Write out again, exactly as they appear, the lines from the line with "Give me the Chart.js source for this chart." through the line with "const velocityTicks = [340, 345, 350, 355, 360];". Do not include any pictures.

> [Records for the task]:

-*-*-

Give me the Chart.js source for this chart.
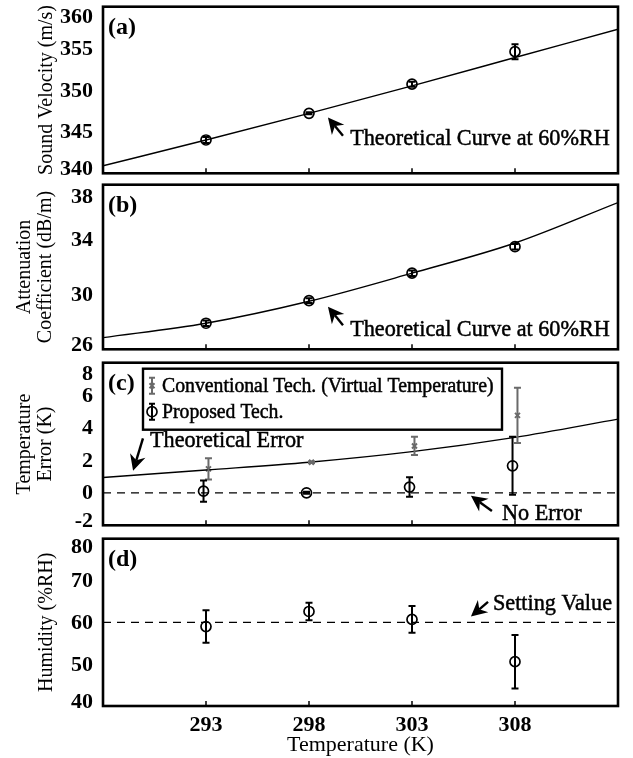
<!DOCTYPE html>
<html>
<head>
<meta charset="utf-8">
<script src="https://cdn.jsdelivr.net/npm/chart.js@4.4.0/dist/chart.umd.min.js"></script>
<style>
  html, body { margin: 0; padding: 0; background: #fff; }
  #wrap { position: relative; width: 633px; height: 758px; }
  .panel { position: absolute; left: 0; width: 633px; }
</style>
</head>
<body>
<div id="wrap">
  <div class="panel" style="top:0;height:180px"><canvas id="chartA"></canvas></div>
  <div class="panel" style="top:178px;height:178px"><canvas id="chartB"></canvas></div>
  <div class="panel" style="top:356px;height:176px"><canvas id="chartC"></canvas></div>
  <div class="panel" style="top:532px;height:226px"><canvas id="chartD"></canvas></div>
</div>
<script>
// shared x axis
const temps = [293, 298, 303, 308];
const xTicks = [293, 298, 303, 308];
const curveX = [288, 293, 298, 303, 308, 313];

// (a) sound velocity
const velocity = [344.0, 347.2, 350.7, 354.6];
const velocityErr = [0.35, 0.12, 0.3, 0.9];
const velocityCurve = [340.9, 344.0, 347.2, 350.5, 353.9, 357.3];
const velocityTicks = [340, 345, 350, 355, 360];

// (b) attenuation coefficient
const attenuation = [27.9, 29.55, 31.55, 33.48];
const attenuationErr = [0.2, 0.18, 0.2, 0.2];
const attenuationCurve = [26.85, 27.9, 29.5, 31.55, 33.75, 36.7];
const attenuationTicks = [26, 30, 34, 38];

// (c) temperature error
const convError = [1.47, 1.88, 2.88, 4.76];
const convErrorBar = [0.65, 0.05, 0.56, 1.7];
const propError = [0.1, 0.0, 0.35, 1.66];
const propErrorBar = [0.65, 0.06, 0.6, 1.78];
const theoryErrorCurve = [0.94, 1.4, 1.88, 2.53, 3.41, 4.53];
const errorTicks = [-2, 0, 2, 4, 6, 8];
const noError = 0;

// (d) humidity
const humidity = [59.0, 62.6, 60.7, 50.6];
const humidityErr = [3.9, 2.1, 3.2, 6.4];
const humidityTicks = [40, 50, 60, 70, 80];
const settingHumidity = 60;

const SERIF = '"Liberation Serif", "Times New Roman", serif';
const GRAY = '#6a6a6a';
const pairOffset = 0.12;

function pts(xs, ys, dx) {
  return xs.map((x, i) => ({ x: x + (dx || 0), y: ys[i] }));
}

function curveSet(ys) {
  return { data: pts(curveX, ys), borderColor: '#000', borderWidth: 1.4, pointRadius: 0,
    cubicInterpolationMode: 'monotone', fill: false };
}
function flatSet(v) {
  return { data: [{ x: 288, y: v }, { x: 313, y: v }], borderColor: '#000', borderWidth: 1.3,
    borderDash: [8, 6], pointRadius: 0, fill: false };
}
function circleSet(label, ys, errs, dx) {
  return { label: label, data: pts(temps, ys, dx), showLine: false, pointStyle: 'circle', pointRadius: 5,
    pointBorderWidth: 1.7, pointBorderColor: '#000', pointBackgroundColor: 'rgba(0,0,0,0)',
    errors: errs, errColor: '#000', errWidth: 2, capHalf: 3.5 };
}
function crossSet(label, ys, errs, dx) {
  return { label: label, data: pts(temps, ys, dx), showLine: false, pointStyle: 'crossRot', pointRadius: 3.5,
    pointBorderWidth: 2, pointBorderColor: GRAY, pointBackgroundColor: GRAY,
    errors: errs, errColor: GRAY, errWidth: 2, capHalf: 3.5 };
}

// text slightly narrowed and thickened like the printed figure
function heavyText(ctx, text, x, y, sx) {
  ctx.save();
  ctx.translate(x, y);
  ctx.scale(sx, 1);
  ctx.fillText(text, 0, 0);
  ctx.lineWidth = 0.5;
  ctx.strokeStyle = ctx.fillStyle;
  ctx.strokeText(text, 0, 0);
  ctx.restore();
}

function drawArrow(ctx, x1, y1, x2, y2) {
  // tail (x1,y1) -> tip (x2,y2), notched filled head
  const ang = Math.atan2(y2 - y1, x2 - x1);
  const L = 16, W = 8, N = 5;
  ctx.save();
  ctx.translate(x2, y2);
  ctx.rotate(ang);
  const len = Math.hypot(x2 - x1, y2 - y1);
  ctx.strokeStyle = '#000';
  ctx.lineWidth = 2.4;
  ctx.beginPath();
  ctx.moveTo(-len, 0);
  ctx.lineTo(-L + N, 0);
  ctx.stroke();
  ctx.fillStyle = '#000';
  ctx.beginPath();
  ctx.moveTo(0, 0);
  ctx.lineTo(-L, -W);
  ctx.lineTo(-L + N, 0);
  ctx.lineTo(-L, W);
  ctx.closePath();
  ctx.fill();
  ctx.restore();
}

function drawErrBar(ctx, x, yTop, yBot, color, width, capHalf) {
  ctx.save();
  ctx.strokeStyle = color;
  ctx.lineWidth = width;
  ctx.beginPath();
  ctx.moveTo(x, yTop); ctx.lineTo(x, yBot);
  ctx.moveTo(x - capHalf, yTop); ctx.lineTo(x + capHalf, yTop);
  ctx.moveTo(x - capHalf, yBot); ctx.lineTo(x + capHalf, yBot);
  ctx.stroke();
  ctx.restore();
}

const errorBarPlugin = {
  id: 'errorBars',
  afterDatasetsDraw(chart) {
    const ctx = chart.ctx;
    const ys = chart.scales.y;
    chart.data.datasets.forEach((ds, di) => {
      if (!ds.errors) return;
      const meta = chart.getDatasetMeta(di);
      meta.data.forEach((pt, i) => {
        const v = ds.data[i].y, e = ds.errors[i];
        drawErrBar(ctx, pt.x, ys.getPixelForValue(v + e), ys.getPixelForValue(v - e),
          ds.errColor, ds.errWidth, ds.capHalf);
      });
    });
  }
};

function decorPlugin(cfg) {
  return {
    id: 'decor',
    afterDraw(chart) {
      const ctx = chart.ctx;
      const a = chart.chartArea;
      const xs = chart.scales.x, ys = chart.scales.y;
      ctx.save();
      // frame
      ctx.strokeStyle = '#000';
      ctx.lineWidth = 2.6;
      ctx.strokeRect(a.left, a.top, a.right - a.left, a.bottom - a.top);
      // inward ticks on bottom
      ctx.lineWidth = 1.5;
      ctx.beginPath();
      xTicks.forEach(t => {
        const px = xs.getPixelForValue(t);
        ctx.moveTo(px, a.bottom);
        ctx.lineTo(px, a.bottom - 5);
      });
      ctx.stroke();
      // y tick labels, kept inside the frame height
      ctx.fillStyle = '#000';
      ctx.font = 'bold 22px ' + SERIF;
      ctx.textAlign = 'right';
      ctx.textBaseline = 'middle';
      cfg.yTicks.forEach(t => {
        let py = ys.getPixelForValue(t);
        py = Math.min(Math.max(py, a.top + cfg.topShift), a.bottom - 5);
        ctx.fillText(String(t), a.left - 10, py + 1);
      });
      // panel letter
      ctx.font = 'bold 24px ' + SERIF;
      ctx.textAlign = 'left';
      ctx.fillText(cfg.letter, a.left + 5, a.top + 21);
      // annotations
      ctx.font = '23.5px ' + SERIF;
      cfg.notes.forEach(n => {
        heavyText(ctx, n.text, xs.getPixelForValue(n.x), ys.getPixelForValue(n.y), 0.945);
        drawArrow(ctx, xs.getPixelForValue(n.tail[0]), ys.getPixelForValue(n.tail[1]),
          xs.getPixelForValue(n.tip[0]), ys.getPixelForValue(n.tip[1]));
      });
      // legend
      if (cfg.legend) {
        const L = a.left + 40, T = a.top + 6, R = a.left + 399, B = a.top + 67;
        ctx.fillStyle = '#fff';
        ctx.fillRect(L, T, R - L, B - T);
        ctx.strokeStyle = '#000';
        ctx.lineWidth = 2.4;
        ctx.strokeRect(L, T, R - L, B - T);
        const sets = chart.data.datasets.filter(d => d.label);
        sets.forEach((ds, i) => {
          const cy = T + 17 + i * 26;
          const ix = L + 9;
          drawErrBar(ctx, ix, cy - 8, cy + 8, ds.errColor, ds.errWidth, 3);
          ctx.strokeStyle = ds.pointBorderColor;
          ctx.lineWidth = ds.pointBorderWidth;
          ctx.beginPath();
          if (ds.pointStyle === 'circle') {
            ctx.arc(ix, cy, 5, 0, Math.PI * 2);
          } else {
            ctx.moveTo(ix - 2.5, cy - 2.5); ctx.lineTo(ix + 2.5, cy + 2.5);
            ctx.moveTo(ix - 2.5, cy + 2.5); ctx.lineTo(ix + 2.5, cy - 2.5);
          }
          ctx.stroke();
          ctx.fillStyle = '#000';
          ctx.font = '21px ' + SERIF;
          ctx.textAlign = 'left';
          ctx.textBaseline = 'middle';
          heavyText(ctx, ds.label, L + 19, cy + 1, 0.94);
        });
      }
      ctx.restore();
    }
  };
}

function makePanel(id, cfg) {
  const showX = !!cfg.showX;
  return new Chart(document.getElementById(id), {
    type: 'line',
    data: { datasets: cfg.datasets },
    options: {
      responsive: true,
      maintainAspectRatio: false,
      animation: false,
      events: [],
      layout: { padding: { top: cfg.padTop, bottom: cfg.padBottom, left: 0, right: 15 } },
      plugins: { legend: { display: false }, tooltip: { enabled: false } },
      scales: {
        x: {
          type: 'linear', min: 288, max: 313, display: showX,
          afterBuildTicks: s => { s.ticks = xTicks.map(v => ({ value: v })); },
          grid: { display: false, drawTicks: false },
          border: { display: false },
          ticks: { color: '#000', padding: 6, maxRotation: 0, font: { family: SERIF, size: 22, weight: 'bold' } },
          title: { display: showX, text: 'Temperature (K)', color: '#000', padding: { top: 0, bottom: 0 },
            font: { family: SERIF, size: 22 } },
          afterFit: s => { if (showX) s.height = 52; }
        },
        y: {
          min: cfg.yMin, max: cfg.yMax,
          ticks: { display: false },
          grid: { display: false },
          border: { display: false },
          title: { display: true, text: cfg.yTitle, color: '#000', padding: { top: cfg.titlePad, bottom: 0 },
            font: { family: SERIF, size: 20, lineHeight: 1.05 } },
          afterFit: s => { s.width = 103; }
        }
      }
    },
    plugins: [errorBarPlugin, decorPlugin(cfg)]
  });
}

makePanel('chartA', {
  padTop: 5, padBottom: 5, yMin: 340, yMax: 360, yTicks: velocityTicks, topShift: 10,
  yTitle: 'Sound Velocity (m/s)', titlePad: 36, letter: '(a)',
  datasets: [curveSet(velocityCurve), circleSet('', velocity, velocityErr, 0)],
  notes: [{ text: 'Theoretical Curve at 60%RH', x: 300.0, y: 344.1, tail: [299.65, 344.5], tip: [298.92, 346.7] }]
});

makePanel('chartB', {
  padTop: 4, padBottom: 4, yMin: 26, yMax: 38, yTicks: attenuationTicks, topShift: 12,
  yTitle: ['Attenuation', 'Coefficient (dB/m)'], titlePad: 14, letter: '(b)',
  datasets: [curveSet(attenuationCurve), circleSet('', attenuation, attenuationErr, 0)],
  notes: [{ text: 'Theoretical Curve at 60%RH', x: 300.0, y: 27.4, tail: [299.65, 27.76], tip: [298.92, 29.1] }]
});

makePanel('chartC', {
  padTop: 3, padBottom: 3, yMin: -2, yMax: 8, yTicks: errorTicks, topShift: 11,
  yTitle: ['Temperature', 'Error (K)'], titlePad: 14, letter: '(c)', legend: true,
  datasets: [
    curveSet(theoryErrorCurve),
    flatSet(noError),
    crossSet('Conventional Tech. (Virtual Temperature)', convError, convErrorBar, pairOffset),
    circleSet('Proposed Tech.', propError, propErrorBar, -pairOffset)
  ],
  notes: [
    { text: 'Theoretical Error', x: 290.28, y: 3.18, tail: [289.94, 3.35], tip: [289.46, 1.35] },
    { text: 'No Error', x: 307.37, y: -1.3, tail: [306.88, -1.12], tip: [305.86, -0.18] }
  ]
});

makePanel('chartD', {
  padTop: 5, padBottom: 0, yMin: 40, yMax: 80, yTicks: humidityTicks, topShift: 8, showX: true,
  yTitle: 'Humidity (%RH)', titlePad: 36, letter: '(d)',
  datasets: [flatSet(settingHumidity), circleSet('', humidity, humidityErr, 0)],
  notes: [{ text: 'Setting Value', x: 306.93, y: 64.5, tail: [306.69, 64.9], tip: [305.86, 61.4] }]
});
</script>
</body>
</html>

-*-*-

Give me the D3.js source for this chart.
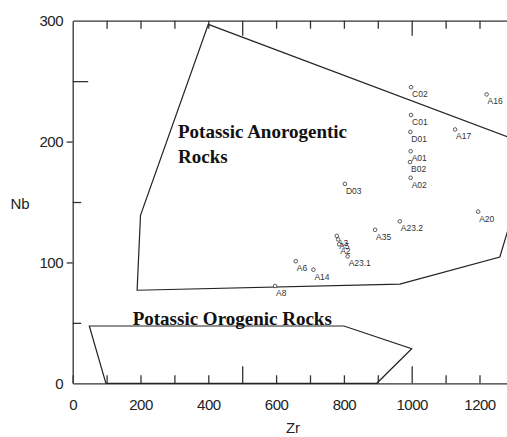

-*-*-

> [The completed task]:
Give me the Chart.js source for this chart.
<!DOCTYPE html>
<html>
<head>
<meta charset="utf-8">
<script src="https://cdn.jsdelivr.net/npm/chart.js@4.4.0/dist/chart.umd.min.js"></script>
<style>
  html, body { margin: 0; padding: 0; background: #fff; }
  #wrap { position: relative; width: 633px; height: 758px; }
  .panel { position: absolute; left: 0; width: 633px; }
</style>
</head>
<body>
<div id="wrap">
  <div class="panel" style="top:0;height:180px"><canvas id="chartA"></canvas></div>
  <div class="panel" style="top:178px;height:178px"><canvas id="chartB"></canvas></div>
  <div class="panel" style="top:356px;height:176px"><canvas id="chartC"></canvas></div>
  <div class="panel" style="top:532px;height:226px"><canvas id="chartD"></canvas></div>
</div>
<script>
// shared x axis
const temps = [293, 298, 303, 308];
const xTicks = [293, 298, 303, 308];
const curveX = [288, 293, 298, 303, 308, 313];

// (a) sound velocity
const velocity = [344.0, 347.2, 350.7, 354.6];
const velocityErr = [0.35, 0.12, 0.3, 0.9];
const velocityCurve = [340.9, 344.0, 347.2, 350.5, 353.9, 357.3];
const velocityTicks = [340, 345, 350, 355, 360];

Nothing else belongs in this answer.